2.在刑事诉讼中设定告知被害人参与量刑程序义务
刑事诉讼法规定了人民检察院审查案件,应当听取被害人及其诉讼代理人意见,并记录在案。这种规定并非设定了公诉机关的主动告知义务,更多的是一种被动的接受义务。如果被害人没有代理律师帮助,公诉机关没有告知,被害人有可能对于量刑相关信息并不知晓。尤其是在认罪认罚案件审理中,法庭更应该将和被告人量刑有关的法律文书及时送达被害人和其诉讼代理人,只有如此,才能使被害人全面、及时掌握被告人量刑的相关信息,对量刑证据和事实做出判断。
3.应当允许被害人适度参与控辩协商,提高具结书适用价值
规范认罪认罚案件中公诉机关的量刑建议。认罪认罚案件中由于控辩协商产生了具结书,因而量刑建议对法定量刑就产生了实质性的约束力,这和普通刑事诉讼中公诉机关的量刑建议效力是不同的。如果在公诉阶段,被害人参与认罪认罚从宽的协商过程,那么所产生的具结书就不仅对控辩双方产生约束,对被害人也是约束,这对于以后的法庭审判也是有益的,减少庭审中对证据和事实认定中的反复,同时也可以充分保障法庭裁判的程序性和终局性。
结语
认罪认罚从宽制度的确立,使案件审理中的刑事诉讼程序简化,虽然可以提升司法效率,但是节约资源的同时,也存在裁判结果的不稳定性,这使认罪认罚从宽制度中被害人是否能够有效参与量刑程序就成为问题关键。应该充分认识认罪认罚从宽制度下刑事诉讼程序的特殊性,合理保障被害人有效参与量刑程序中的作用,才能实现认罪认罚从宽制度设定的司法改革目标。审判结果对于被告人刑罚的确定,是否能够代表被害人的诉求,比如严惩或者宽大,直接影响审理结果的稳定性。被害人本来在刑事诉讼普通程序审判中量刑程序的参与度就有限,在当前的认罪认罚从宽制度中就更为特殊,案件审判程序的控辩协商在以前审判过程中的量刑程序中被害人的参与程度就更为有限。但是,作为刑事诉讼主体之一,被害人参与量刑程序非常重要,这不仅是确立被害人独立诉讼地位的要求,而且是因为被害人才是不法行为结果的直接承受者,被害人有权利参与量刑程序并主张自己诉求。

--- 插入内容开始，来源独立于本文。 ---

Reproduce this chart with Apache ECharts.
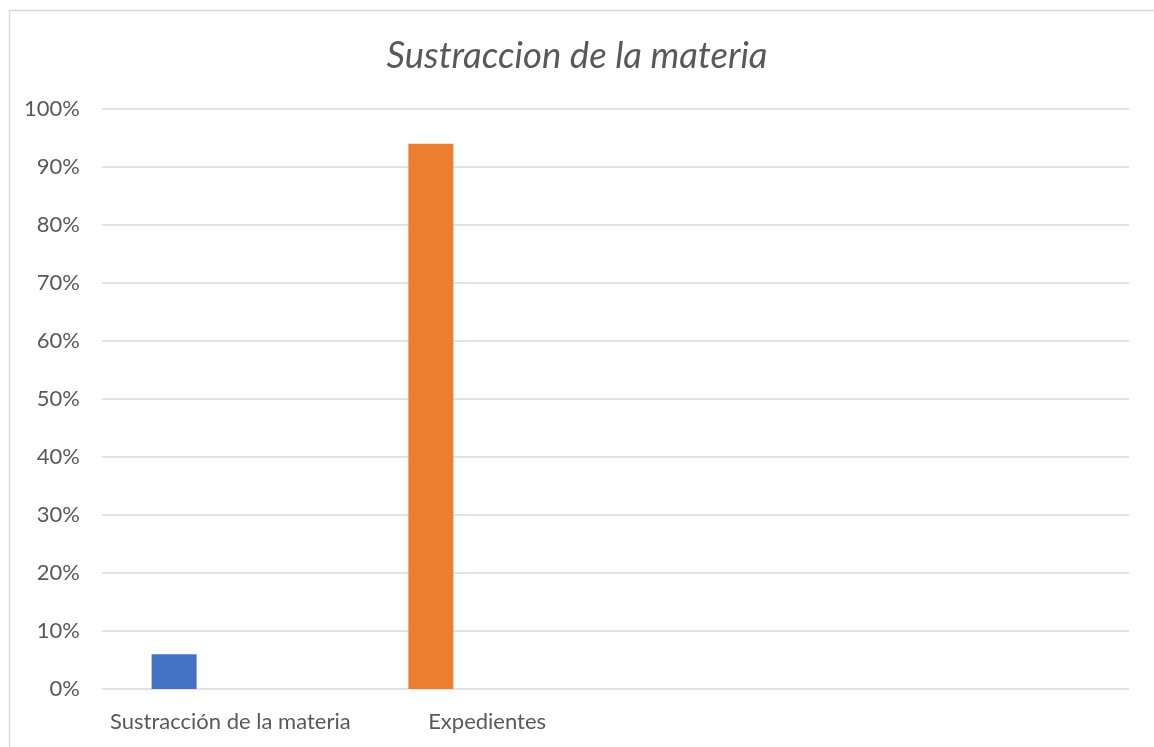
<!DOCTYPE html>
<html><head><meta charset="utf-8">
<script src="https://cdn.jsdelivr.net/npm/echarts@6/dist/echarts.min.js"></script>
<style>html,body{margin:0;padding:0;background:#fff}#c{width:1154px;height:747px}</style>
</head><body><div id="c"></div>
<script>
var titleText = 'Sustraccion de la materia';
var categories = ['Sustracción de la materia', 'Expedientes', '', ''];
var values = [6, 94, null, null];
var pointColors = ['#4472C4', '#ED7D31', '#A5A5A5', '#FFC000'];
var yTicks = [0, 10, 20, 30, 40, 50, 60, 70, 80, 90, 100];

var chart = echarts.init(document.getElementById('c'), null, {renderer: 'canvas'});
chart.setOption({
  animation: false,
  backgroundColor: '#fff',
  graphic: [{
    type: 'rect', silent: true, z: -1,
    shape: {x: 9.5, y: 10.5, width: 1200, height: 800},
    style: {fill: 'none', stroke: '#d9d9d9', lineWidth: 1.5}
  }],
  title: {
    text: titleText, left: 'center', top: 33,
    textStyle: {fontFamily: 'Lato', fontStyle: 'italic', fontWeight: 'normal', fontSize: 36.5, color: '#595959'}
  },
  grid: {left: 102, right: 25, top: 109, bottom: 58, containLabel: false},
  xAxis: {
    type: 'category', data: categories,
    axisLine: {show: false}, axisTick: {show: false},
    axisLabel: {fontFamily: 'Lato', fontSize: 22, color: '#595959', margin: 22, interval: 0}
  },
  yAxis: {
    type: 'value', min: 0, max: 100, interval: 10,
    axisLine: {show: false}, axisTick: {show: false},
    splitLine: {lineStyle: {color: '#d9d9d9', width: 1.5}},
    axisLabel: {fontFamily: 'Lato', fontSize: 22, color: '#595959', margin: 22,
      formatter: function (v) { return yTicks.indexOf(v) >= 0 ? v + '%' : ''; }}
  },
  series: [
    {type: 'bar', barWidth: 45, barGap: '25%',
     data: values.map(function (v, i) { return {value: v, itemStyle: {color: pointColors[i]}}; })},
    {type: 'bar', barWidth: 45, data: [null, null, null, null]},
    {type: 'bar', barWidth: 45, data: [null, null, null, null]}
  ]
});
</script></body></html>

认罪认罚从宽制度在我国刑事诉讼中是一种创新,既提升了司法效率,又保证了裁判结果的稳定性,因而虽然程序简化,但能够保证司法正义。和普通刑事诉讼程序相比,认罪认罚从宽的案件的刑事诉讼程序出现了一些特殊性,这些特殊性需要进一步完善相关的制度设计,防止产生问题,其中被害人在认罪认罚制度中的作用不应忽视。虽然可以对认罪认罚从宽制度中被害人参与量刑程序进行对应制度构建,但根本出路还是在普通刑事诉讼程序中设定独立量刑程序,认罪认罚从宽案件只是适用特例。